**What the exercise asks**: Leaving out all images, write out the records that follow exactly.

**Exercise data**:
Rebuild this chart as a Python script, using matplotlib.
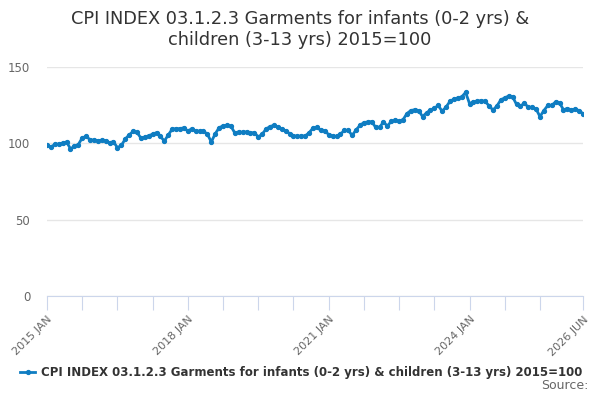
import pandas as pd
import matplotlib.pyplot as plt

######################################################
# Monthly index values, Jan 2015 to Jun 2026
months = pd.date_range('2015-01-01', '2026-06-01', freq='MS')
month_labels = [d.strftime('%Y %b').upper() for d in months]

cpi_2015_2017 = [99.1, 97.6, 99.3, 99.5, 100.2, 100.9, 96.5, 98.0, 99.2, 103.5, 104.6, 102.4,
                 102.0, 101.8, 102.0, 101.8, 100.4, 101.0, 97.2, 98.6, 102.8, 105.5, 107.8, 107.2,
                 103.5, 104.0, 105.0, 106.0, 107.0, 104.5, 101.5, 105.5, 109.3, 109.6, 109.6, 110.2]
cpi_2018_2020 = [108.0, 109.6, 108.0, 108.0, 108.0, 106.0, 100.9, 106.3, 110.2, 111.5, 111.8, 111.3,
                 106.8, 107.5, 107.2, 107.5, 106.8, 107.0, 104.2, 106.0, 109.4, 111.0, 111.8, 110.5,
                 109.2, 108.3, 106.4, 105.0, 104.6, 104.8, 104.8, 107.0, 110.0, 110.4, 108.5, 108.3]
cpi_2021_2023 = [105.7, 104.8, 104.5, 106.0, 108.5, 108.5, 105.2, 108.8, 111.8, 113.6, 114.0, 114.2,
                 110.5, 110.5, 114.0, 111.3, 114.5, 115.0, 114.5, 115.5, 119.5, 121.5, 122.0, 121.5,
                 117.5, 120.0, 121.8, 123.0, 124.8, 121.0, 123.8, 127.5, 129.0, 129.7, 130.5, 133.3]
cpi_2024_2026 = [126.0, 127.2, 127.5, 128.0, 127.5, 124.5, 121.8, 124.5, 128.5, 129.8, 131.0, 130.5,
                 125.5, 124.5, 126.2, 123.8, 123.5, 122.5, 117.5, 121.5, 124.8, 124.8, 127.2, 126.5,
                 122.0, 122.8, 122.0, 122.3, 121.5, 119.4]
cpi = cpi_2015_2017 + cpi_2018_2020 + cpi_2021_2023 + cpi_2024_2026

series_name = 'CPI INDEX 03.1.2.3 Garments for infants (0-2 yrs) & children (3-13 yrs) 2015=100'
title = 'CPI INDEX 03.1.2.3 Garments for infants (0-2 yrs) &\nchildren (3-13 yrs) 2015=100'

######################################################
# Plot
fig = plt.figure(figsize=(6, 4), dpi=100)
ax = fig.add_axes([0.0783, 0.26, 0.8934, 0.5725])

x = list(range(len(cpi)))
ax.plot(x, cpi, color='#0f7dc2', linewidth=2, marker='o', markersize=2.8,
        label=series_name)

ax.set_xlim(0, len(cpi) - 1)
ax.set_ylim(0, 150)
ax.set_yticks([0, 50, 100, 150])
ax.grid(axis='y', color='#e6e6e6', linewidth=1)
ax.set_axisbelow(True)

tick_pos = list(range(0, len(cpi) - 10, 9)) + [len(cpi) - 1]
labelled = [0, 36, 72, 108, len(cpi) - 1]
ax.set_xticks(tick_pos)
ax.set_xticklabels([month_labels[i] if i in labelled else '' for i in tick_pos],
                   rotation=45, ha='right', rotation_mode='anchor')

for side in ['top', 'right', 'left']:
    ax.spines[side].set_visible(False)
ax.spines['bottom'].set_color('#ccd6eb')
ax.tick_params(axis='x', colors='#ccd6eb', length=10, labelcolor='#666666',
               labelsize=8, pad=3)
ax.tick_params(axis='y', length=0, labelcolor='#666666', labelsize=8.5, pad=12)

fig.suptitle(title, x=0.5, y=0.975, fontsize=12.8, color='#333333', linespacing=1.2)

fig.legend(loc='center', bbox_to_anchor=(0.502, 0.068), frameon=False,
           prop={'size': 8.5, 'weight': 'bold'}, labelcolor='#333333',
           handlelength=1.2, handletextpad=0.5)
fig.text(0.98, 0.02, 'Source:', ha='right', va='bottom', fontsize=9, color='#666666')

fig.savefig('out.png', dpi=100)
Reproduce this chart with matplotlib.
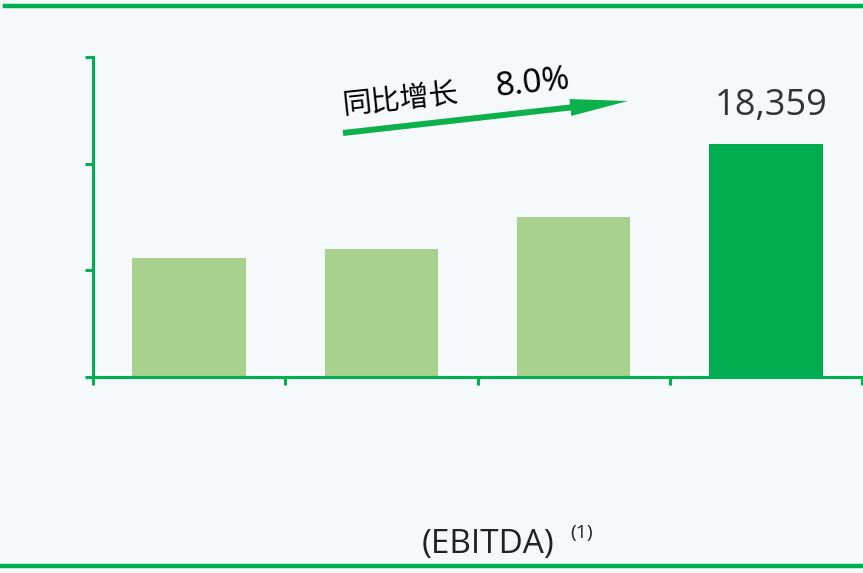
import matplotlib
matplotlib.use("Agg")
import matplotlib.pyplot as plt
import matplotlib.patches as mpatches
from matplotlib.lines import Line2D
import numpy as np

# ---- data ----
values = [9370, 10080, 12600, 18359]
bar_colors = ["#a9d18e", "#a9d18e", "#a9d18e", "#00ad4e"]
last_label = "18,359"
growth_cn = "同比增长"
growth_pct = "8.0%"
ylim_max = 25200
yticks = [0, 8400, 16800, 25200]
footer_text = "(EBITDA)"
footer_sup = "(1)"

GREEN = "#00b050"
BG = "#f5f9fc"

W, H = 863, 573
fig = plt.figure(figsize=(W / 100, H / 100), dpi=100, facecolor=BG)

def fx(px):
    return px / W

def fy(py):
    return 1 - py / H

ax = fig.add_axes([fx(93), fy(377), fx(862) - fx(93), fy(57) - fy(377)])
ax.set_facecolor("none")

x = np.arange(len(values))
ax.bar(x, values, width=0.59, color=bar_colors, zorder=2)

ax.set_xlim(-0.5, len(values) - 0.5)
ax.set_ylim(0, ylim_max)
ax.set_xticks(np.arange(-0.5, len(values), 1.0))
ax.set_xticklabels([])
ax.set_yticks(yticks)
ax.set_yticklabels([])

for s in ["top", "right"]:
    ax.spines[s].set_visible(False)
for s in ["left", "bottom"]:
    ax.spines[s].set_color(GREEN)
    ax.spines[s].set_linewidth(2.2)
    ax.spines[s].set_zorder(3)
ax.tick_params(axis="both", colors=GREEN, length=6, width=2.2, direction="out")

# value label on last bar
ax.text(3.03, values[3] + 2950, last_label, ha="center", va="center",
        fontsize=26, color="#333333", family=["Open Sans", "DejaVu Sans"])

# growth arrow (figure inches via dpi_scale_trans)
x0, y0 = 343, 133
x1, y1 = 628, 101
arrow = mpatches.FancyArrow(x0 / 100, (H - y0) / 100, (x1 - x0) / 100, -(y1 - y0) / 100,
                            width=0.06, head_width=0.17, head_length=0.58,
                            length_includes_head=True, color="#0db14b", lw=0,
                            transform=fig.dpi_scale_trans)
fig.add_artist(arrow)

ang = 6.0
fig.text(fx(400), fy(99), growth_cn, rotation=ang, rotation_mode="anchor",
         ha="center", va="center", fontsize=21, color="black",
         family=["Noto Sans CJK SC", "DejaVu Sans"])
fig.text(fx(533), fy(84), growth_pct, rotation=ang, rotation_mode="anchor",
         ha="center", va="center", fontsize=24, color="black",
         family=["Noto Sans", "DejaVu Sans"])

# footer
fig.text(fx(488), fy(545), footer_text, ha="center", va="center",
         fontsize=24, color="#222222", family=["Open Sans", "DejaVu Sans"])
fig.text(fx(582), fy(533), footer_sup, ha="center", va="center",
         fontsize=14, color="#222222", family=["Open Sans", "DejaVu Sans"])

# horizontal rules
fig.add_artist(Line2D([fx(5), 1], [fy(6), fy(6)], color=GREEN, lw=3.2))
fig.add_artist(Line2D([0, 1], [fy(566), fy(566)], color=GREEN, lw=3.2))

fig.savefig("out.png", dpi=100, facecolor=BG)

**Solution for this problem**:
Rebuild this chart as a Python script, using matplotlib.
import pandas as pd
import matplotlib.pyplot as plt

######################################################
# Monthly index values, Jan 2015 to Jun 2026
months = pd.date_range('2015-01-01', '2026-06-01', freq='MS')
month_labels = [d.strftime('%Y %b').upper() for d in months]

cpi_2015_2017 = [99.1, 97.6, 99.3, 99.5, 100.2, 100.9, 96.5, 98.0, 99.2, 103.5, 104.6, 102.4,
                 102.0, 101.8, 102.0, 101.8, 100.4, 101.0, 97.2, 98.6, 102.8, 105.5, 107.8, 107.2,
                 103.5, 104.0, 105.0, 106.0, 107.0, 104.5, 101.5, 105.5, 109.3, 109.6, 109.6, 110.2]
cpi_2018_2020 = [108.0, 109.6, 108.0, 108.0, 108.0, 106.0, 100.9, 106.3, 110.2, 111.5, 111.8, 111.3,
                 106.8, 107.5, 107.2, 107.5, 106.8, 107.0, 104.2, 106.0, 109.4, 111.0, 111.8, 110.5,
                 109.2, 108.3, 106.4, 105.0, 104.6, 104.8, 104.8, 107.0, 110.0, 110.4, 108.5, 108.3]
cpi_2021_2023 = [105.7, 104.8, 104.5, 106.0, 108.5, 108.5, 105.2, 108.8, 111.8, 113.6, 114.0, 114.2,
                 110.5, 110.5, 114.0, 111.3, 114.5, 115.0, 114.5, 115.5, 119.5, 121.5, 122.0, 121.5,
                 117.5, 120.0, 121.8, 123.0, 124.8, 121.0, 123.8, 127.5, 129.0, 129.7, 130.5, 133.3]
cpi_2024_2026 = [126.0, 127.2, 127.5, 128.0, 127.5, 124.5, 121.8, 124.5, 128.5, 129.8, 131.0, 130.5,
                 125.5, 124.5, 126.2, 123.8, 123.5, 122.5, 117.5, 121.5, 124.8, 124.8, 127.2, 126.5,
                 122.0, 122.8, 122.0, 122.3, 121.5, 119.4]
cpi = cpi_2015_2017 + cpi_2018_2020 + cpi_2021_2023 + cpi_2024_2026

series_name = 'CPI INDEX 03.1.2.3 Garments for infants (0-2 yrs) & children (3-13 yrs) 2015=100'
title = 'CPI INDEX 03.1.2.3 Garments for infants (0-2 yrs) &\nchildren (3-13 yrs) 2015=100'

######################################################
# Plot
fig = plt.figure(figsize=(6, 4), dpi=100)
ax = fig.add_axes([0.0783, 0.26, 0.8934, 0.5725])

x = list(range(len(cpi)))
ax.plot(x, cpi, color='#0f7dc2', linewidth=2, marker='o', markersize=2.8,
        label=series_name)

ax.set_xlim(0, len(cpi) - 1)
ax.set_ylim(0, 150)
ax.set_yticks([0, 50, 100, 150])
ax.grid(axis='y', color='#e6e6e6', linewidth=1)
ax.set_axisbelow(True)

tick_pos = list(range(0, len(cpi) - 10, 9)) + [len(cpi) - 1]
labelled = [0, 36, 72, 108, len(cpi) - 1]
ax.set_xticks(tick_pos)
ax.set_xticklabels([month_labels[i] if i in labelled else '' for i in tick_pos],
                   rotation=45, ha='right', rotation_mode='anchor')

for side in ['top', 'right', 'left']:
    ax.spines[side].set_visible(False)
ax.spines['bottom'].set_color('#ccd6eb')
ax.tick_params(axis='x', colors='#ccd6eb', length=10, labelcolor='#666666',
               labelsize=8, pad=3)
ax.tick_params(axis='y', length=0, labelcolor='#666666', labelsize=8.5, pad=12)

fig.suptitle(title, x=0.5, y=0.975, fontsize=12.8, color='#333333', linespacing=1.2)

fig.legend(loc='center', bbox_to_anchor=(0.502, 0.068), frameon=False,
           prop={'size': 8.5, 'weight': 'bold'}, labelcolor='#333333',
           handlelength=1.2, handletextpad=0.5)
fig.text(0.98, 0.02, 'Source:', ha='right', va='bottom', fontsize=9, color='#666666')

fig.savefig('out.png', dpi=100)
Reproduce this chart with matplotlib.
import matplotlib
matplotlib.use("Agg")
import matplotlib.pyplot as plt
import matplotlib.patches as mpatches
from matplotlib.lines import Line2D
import numpy as np

# ---- data ----
values = [9370, 10080, 12600, 18359]
bar_colors = ["#a9d18e", "#a9d18e", "#a9d18e", "#00ad4e"]
last_label = "18,359"
growth_cn = "同比增长"
growth_pct = "8.0%"
ylim_max = 25200
yticks = [0, 8400, 16800, 25200]
footer_text = "(EBITDA)"
footer_sup = "(1)"

GREEN = "#00b050"
BG = "#f5f9fc"

W, H = 863, 573
fig = plt.figure(figsize=(W / 100, H / 100), dpi=100, facecolor=BG)

def fx(px):
    return px / W

def fy(py):
    return 1 - py / H

ax = fig.add_axes([fx(93), fy(377), fx(862) - fx(93), fy(57) - fy(377)])
ax.set_facecolor("none")

x = np.arange(len(values))
ax.bar(x, values, width=0.59, color=bar_colors, zorder=2)

ax.set_xlim(-0.5, len(values) - 0.5)
ax.set_ylim(0, ylim_max)
ax.set_xticks(np.arange(-0.5, len(values), 1.0))
ax.set_xticklabels([])
ax.set_yticks(yticks)
ax.set_yticklabels([])

for s in ["top", "right"]:
    ax.spines[s].set_visible(False)
for s in ["left", "bottom"]:
    ax.spines[s].set_color(GREEN)
    ax.spines[s].set_linewidth(2.2)
    ax.spines[s].set_zorder(3)
ax.tick_params(axis="both", colors=GREEN, length=6, width=2.2, direction="out")

# value label on last bar
ax.text(3.03, values[3] + 2950, last_label, ha="center", va="center",
        fontsize=26, color="#333333", family=["Open Sans", "DejaVu Sans"])

# growth arrow (figure inches via dpi_scale_trans)
x0, y0 = 343, 133
x1, y1 = 628, 101
arrow = mpatches.FancyArrow(x0 / 100, (H - y0) / 100, (x1 - x0) / 100, -(y1 - y0) / 100,
                            width=0.06, head_width=0.17, head_length=0.58,
                            length_includes_head=True, color="#0db14b", lw=0,
                            transform=fig.dpi_scale_trans)
fig.add_artist(arrow)

ang = 6.0
fig.text(fx(400), fy(99), growth_cn, rotation=ang, rotation_mode="anchor",
         ha="center", va="center", fontsize=21, color="black",
         family=["Noto Sans CJK SC", "DejaVu Sans"])
fig.text(fx(533), fy(84), growth_pct, rotation=ang, rotation_mode="anchor",
         ha="center", va="center", fontsize=24, color="black",
         family=["Noto Sans", "DejaVu Sans"])

# footer
fig.text(fx(488), fy(545), footer_text, ha="center", va="center",
         fontsize=24, color="#222222", family=["Open Sans", "DejaVu Sans"])
fig.text(fx(582), fy(533), footer_sup, ha="center", va="center",
         fontsize=14, color="#222222", family=["Open Sans", "DejaVu Sans"])

# horizontal rules
fig.add_artist(Line2D([fx(5), 1], [fy(6), fy(6)], color=GREEN, lw=3.2))
fig.add_artist(Line2D([0, 1], [fy(566), fy(566)], color=GREEN, lw=3.2))

fig.savefig("out.png", dpi=100, facecolor=BG)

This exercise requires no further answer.